If you dig into historical and legal texts, you’ll find that law and customs codified this constructed difference. In French-occupied North America, laws were passed that required free Black women to wear headscarves, also known as the “tignon” to signify their lower status (pointing to the way in which Black women’s hair is also a signifier of class- the vestiges of which can be seen in contemporary racialized discourses of what constitutes a “ghetto” hairstyle). In the case of enslaved Black women, there are ample narratives recorded by formerly enslaved Blacks that document the ways in which their hair became a focal point in the policing and subjection of their bodies.
It is a violation of our bodies and a reinforcement of the social ‘fact’ that our Black bodies are not our own when others feel like they are entitled to touch our hair. And this entitlement speaks to a power imbalance.
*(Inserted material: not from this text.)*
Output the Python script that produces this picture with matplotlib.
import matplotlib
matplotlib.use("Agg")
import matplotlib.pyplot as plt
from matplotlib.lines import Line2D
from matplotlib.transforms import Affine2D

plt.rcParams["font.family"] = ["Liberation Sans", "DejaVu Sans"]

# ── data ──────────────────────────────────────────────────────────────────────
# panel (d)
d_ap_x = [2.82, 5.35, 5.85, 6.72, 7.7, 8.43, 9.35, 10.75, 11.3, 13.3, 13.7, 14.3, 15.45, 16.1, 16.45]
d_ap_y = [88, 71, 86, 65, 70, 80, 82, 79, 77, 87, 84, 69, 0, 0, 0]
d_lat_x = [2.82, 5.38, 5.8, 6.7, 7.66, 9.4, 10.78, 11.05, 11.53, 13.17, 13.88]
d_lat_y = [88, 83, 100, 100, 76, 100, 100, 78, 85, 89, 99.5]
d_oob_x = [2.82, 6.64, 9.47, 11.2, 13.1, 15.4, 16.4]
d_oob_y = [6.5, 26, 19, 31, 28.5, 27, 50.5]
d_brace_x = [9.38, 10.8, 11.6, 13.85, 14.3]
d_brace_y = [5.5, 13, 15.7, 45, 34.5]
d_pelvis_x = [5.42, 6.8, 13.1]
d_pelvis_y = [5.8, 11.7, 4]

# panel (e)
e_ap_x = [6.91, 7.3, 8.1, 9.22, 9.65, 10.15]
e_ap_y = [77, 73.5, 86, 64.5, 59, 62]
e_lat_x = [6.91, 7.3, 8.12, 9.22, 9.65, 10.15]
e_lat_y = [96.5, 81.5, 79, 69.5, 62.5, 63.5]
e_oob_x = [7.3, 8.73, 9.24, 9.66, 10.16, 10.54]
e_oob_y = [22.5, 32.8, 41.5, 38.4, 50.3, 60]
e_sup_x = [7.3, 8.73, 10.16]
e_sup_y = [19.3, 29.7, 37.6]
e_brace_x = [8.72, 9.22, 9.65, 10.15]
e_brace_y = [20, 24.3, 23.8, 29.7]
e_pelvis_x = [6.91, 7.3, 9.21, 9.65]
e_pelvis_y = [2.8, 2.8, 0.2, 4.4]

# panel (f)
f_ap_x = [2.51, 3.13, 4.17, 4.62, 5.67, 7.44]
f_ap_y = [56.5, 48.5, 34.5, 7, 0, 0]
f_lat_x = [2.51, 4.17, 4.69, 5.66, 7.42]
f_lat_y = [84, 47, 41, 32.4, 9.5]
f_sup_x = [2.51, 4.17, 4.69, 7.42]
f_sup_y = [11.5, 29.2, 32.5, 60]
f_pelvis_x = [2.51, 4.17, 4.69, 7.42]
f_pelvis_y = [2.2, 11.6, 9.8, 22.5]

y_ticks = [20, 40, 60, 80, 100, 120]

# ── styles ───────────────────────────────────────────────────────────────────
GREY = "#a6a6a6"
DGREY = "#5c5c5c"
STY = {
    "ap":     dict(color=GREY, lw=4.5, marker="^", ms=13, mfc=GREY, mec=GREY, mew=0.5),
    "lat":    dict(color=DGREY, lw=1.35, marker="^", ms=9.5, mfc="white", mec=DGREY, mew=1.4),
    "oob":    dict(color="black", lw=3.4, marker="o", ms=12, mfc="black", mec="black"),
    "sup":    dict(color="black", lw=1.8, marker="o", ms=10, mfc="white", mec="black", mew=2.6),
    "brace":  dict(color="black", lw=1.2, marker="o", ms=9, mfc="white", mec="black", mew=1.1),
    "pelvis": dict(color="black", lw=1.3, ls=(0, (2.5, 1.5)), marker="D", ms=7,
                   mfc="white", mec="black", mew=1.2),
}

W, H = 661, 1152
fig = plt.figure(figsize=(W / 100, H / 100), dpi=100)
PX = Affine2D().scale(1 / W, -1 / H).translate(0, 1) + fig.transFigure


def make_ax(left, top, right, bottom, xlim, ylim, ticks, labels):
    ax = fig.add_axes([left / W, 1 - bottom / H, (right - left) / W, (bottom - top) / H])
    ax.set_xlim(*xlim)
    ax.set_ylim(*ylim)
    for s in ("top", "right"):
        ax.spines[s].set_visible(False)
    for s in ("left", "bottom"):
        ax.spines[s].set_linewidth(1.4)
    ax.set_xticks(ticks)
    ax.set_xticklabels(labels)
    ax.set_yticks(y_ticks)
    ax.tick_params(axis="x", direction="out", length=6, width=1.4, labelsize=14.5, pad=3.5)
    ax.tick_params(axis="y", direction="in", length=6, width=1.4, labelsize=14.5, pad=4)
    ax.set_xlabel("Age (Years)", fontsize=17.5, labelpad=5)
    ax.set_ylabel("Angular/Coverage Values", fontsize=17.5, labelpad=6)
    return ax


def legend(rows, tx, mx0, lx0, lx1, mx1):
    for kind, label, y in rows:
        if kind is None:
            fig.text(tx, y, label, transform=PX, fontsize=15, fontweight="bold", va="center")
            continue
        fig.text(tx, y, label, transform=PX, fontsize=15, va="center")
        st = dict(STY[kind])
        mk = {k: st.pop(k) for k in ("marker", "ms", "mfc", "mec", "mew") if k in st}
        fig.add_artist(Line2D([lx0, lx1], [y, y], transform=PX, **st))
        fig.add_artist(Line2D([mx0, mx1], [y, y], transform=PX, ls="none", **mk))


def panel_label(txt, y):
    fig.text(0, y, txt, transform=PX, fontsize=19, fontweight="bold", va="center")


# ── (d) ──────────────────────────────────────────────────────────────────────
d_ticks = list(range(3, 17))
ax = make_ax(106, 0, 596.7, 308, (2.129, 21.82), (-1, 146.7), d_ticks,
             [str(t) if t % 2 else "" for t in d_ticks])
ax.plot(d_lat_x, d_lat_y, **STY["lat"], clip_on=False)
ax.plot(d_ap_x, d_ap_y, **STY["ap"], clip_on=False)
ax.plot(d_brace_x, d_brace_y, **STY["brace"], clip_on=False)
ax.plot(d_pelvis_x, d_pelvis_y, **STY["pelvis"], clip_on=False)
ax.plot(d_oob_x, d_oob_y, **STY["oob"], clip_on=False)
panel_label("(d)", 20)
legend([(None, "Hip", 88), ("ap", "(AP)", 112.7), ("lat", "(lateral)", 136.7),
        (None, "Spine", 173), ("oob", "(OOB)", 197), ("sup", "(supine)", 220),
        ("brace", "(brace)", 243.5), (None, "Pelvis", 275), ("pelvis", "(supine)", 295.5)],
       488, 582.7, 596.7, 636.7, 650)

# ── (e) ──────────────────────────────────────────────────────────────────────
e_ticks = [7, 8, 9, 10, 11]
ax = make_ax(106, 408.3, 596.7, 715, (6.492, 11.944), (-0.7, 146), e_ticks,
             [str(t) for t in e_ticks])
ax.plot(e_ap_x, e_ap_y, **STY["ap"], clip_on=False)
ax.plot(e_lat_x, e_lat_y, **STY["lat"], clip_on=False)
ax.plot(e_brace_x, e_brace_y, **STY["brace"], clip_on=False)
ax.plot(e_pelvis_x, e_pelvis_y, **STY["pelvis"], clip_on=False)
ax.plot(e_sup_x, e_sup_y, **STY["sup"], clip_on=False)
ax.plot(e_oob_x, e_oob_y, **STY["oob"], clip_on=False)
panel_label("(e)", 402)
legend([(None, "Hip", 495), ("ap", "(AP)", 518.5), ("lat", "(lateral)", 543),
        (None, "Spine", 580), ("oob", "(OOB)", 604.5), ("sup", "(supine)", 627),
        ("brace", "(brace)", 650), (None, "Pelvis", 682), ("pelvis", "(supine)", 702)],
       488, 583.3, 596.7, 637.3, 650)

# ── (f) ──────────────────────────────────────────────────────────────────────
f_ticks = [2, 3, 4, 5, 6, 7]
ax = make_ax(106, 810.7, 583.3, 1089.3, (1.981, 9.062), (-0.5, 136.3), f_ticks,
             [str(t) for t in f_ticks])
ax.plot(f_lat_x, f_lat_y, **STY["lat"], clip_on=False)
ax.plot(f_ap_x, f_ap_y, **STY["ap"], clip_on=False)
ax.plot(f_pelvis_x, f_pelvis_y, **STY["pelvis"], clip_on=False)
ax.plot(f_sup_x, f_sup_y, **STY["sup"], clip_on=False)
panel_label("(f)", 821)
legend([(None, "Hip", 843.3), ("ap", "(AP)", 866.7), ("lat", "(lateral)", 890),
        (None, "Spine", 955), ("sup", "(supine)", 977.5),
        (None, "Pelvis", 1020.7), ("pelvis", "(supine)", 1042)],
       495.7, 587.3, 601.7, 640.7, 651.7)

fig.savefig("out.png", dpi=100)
That is, white people are not seen as “other,” yet Black people- Black bodies- are treated as “other”- the criminal, menacing, hypersexual “Other” whose hair is “unprofessional” or simply “outlandish.” In practice, this plays out when Black employees in the United States have to sue for the right to wear their hair as it grows out of their head, and they find themselves without the protection of non-discrimination clauses based on race.
But does my experience as a “mzungu” or “obruni” in Africa compare to Blacks’ in America?
In no way does Africans touching white people’s hair equate to Black people being subjected to unwanted touching/prying/questioning about their hair/bodies in specifically US/Western/white-dominated contexts. In Africa- even in former settler colonies- white people a minority in numbers only, but here in the US (and in much of the “West”), Black folks are doubly the ‘minority.’ We are the ‘minority’ in numbers and in terms of structural inequalities which derive in part from a history of enslavement, subjection and abjection.
Nor does your ‘difference’ as a European-descended person or “other” on the continent of Africa signify second-class status. Likely, you command higher pay and receive better service in hotels, restaurants and other places of commerce. I’ve seen this first-hand in my visits to the continent, where concierges, wait staff and customer service employees deliberately ignored me and my Black skin in favor of white customers, assuming that they had more money and favor to offer than I did. Why? White supremacy and hegemony is a global phenomenon that manifests particularly in local contexts. It is, in part, a vestige of colonialism and an effect of neocolonialism or continued colonial relations (termed “coloniality” by Prof. Ramon Grosfuguel at U.C. Berkeley.)